▸ **To be done**
Leave out the pictures and copy everything else below exactly.

▸ **Available data**
= = =
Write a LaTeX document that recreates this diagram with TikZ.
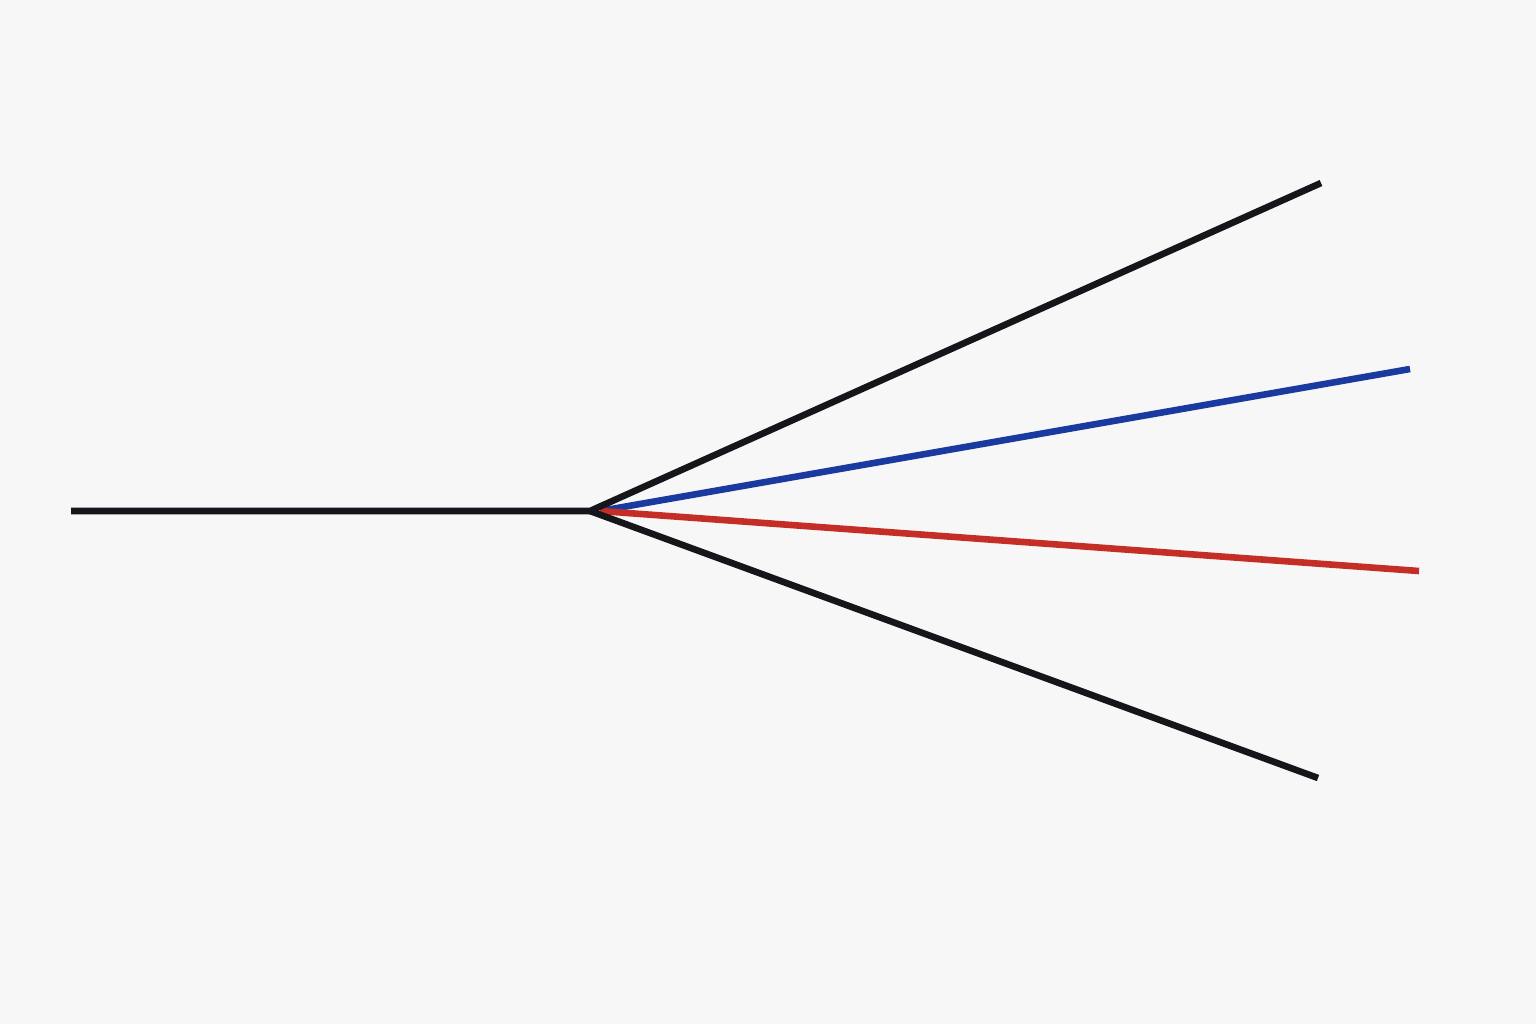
\documentclass[tikz,border=0pt]{standalone}
\definecolor{bg}{HTML}{F7F7F7}
\definecolor{ink}{HTML}{16161A}
\definecolor{blueline}{HTML}{1B3AA0}
\definecolor{redline}{HTML}{C42E26}
\begin{document}
\begin{tikzpicture}[x=0.5pt,y=-0.5pt,
  wire/.style={line width=3.3pt,line cap=butt}]
\fill[bg] (0,0) rectangle (1536,1024);
\useasboundingbox (0,0) rectangle (1536,1024);
\coordinate (start) at (71,511);
\coordinate (hub) at (590,511);
\coordinate (hubc) at (600,511);
\coordinate (topend) at (1321,183);
\coordinate (blueend) at (1410,369);
\coordinate (redend) at (1419,571);
\coordinate (botend) at (1318,778);
\draw[wire,blueline] (hubc) -- (blueend);
\draw[wire,redline] (hubc) -- (redend);
\draw[wire,ink,line join=miter] (start) -- (hub) -- (topend);
\draw[wire,ink] (hub) -- (botend);
\end{tikzpicture}
\end{document}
= = =
▸ **Solution for this problem**
Write a LaTeX document that recreates this diagram with TikZ.
\documentclass[tikz,border=0pt]{standalone}
\definecolor{bg}{HTML}{F7F7F7}
\definecolor{ink}{HTML}{16161A}
\definecolor{blueline}{HTML}{1B3AA0}
\definecolor{redline}{HTML}{C42E26}
\begin{document}
\begin{tikzpicture}[x=0.5pt,y=-0.5pt,
  wire/.style={line width=3.3pt,line cap=butt}]
\fill[bg] (0,0) rectangle (1536,1024);
\useasboundingbox (0,0) rectangle (1536,1024);
\coordinate (start) at (71,511);
\coordinate (hub) at (590,511);
\coordinate (hubc) at (600,511);
\coordinate (topend) at (1321,183);
\coordinate (blueend) at (1410,369);
\coordinate (redend) at (1419,571);
\coordinate (botend) at (1318,778);
\draw[wire,blueline] (hubc) -- (blueend);
\draw[wire,redline] (hubc) -- (redend);
\draw[wire,ink,line join=miter] (start) -- (hub) -- (topend);
\draw[wire,ink] (hub) -- (botend);
\end{tikzpicture}
\end{document}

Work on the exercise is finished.